La crisi recente del debito sovrano nell’Eurozona, con una buona dose di contagio sull’Italia per colpa dei guai di Grecia, Irlanda, Portogallo e Spagna, scatenò le vendite di BTp di questi stessi investitori esteri, tra il 2011 e il 2012: il non-residente è il primo a entrare nel panico monitorando i declassamenti di rating e l’impennata dello spread, e perde rapidamente fiducia sulla capacità di uno Stato (non il proprio) di rimborsare il debito.
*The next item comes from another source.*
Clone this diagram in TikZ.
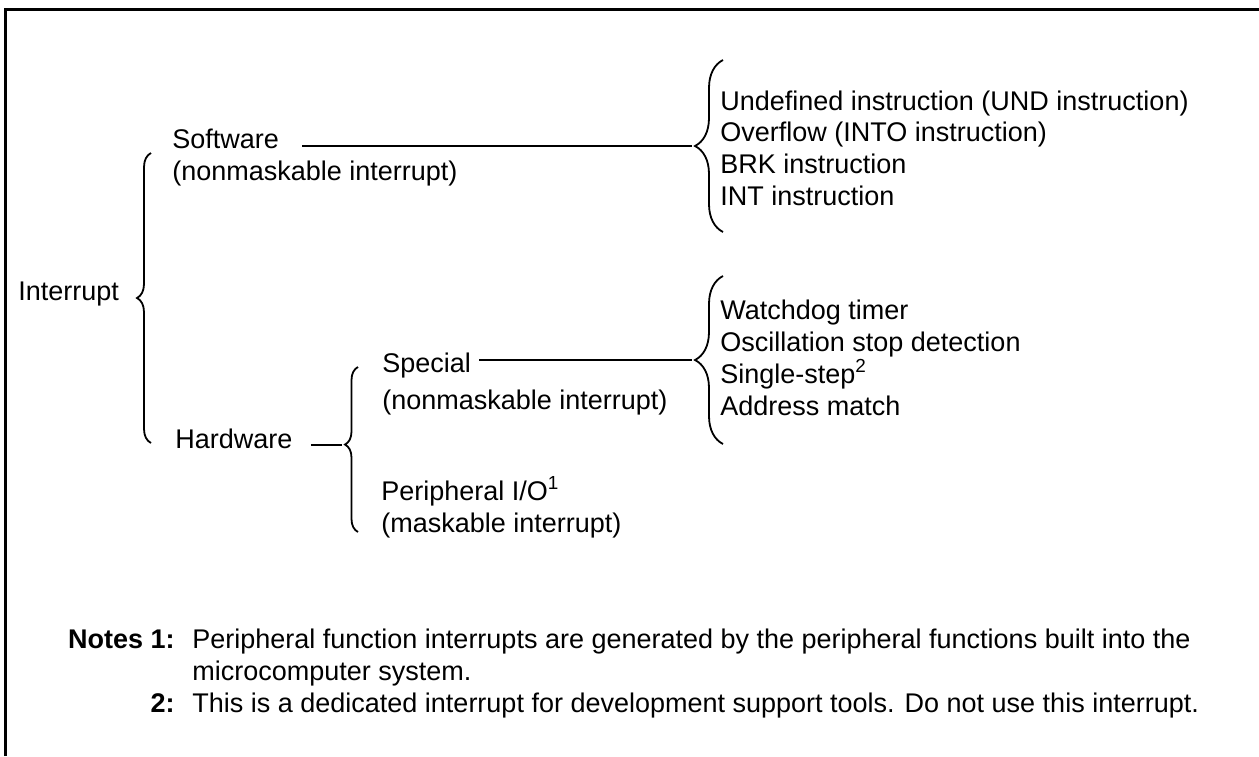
\documentclass[tikz,border=0pt]{standalone}
\usepackage{fontspec}
\setmainfont{Liberation Sans}
\usetikzlibrary{decorations.pathreplacing}

\begin{document}
\begin{tikzpicture}[x=0.5pt, y=-0.5pt,
          txt/.style={anchor=base west, inner sep=0pt, font=\fontsize{13.5}{16}\selectfont},
          bld/.style={txt, anchor=base east, font=\fontsize{13.5}{16}\selectfont\bfseries},
          brc/.style={decorate, decoration={brace, amplitude=#1}, line width=0.9pt},
          conn/.style={line width=1.3pt, shorten >=1.5pt}
        ]
        \useasboundingbox (0,0) rectangle (1259,756);
        % frame (cut off at right and bottom)
        \draw[line width=1.5pt] (5.5,756) -- (5.5,9.5) -- (1259,9.5);

        % tree
        \node[txt] (intr) at (18,300)  {Interrupt};
        \node[txt] (sw)   at (172,148) {Software};
        \node[txt] (swn)  at (172,180) {(nonmaskable interrupt)};
        \node[txt] (hw)   at (175,448) {Hardware};
        \node[txt] (sp)   at (382,372) {Special};
        \node[txt] (spn)  at (382,409) {(nonmaskable interrupt)};
        \node[txt] (pio)  at (381,500) {Peripheral I/O\textsuperscript{1}};
        \node[txt] (pion) at (381,532) {(maskable interrupt)};

        \node[txt] (und) at (720,110) {Undefined instruction (UND instruction)};
        \node[txt] (ovf) at (720,141) {Overflow (INTO instruction)};
        \node[txt] (brk) at (720,173) {BRK instruction};
        \node[txt] (ins) at (720,205) {INT instruction};
        \node[txt] (wdt) at (720,319) {Watchdog timer};
        \node[txt] (osc) at (720,351) {Oscillation stop detection};
        \node[txt] (sst) at (720,383) {Single-step\textsuperscript{2}};
        \node[txt] (adm) at (720,415) {Address match};

        % braces
        \draw[brc=7pt]    (151,443) -- (151,153);
        \draw[brc=14pt]   (723,232) -- (723,60);
        \draw[brc=14pt]   (723,444) -- (723,276);
        \draw[brc=6.5pt, decoration={aspect=0.53}] (358,532) -- (358,367);

        \coordinate (swtip) at (695,146);
        \coordinate (sptip) at (695,360);
        \coordinate (hwtip) at (345,445);

        \draw[conn, shorten <=11.5pt] (sw.east |- swtip) -- (swtip);
        \draw[conn, shorten <=4pt]    (sp.east |- sptip) -- (sptip);
        \draw[conn, shorten <=9pt]    (hw.east |- hwtip) -- (hwtip);

        % notes
        \node[bld] (n1)  at (175,648) {Notes 1:};
        \node[txt] (n1a) at (192,648) {Peripheral function interrupts are generated by the peripheral functions built into the};
        \node[txt] (n1b) at (192,680) {microcomputer system.};
        \node[bld] (n2)  at (175,712) {2:};
        \node[txt] (n2a) at (192,712) {This is a dedicated interrupt for development support tools. Do not use this interrupt.};
      \end{tikzpicture}
\end{document}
Come ricordato da Maria Cannata nell’intervista in questa pagina, la presenza diretta del retail domestico sul debito pubblico italiano rimane alta se confrontata con gli altri Paesi europei, «ma certamente nel 2012 uno degli obiettivi per il lancio del BTp Italia è stato quello di allargare ulteriormente questa presenza, offrendo qualcosa che prima non esisteva». Il BTp Italia è stato lanciato per la prima volta nel marzo 2012, con lo scopo di «innovare l’offerta per soddisfare al meglio le esigenze dei piccoli risparmiatori italiani». E dimostrare ai mercati e alle agenzie di rating che l’Italia aveva, tra le altre cose, la grande risorsa del risparmio degli italiani per rifinanziare il debito. Non a caso, l’agenzia di rating Dbrs ha menzionato la capacità del Tesoro italiano di diversificare le fonti di raccolta in casa tra i punti di forza che hanno portato alla modifica da “negativo” a “stabile” del trend, la prospettiva del rating dell’Italia. Ora gli investitori esteri sono tornati a comprare i BTp e vorrebbero fare incetta del BTp Italia: andranno a riparto.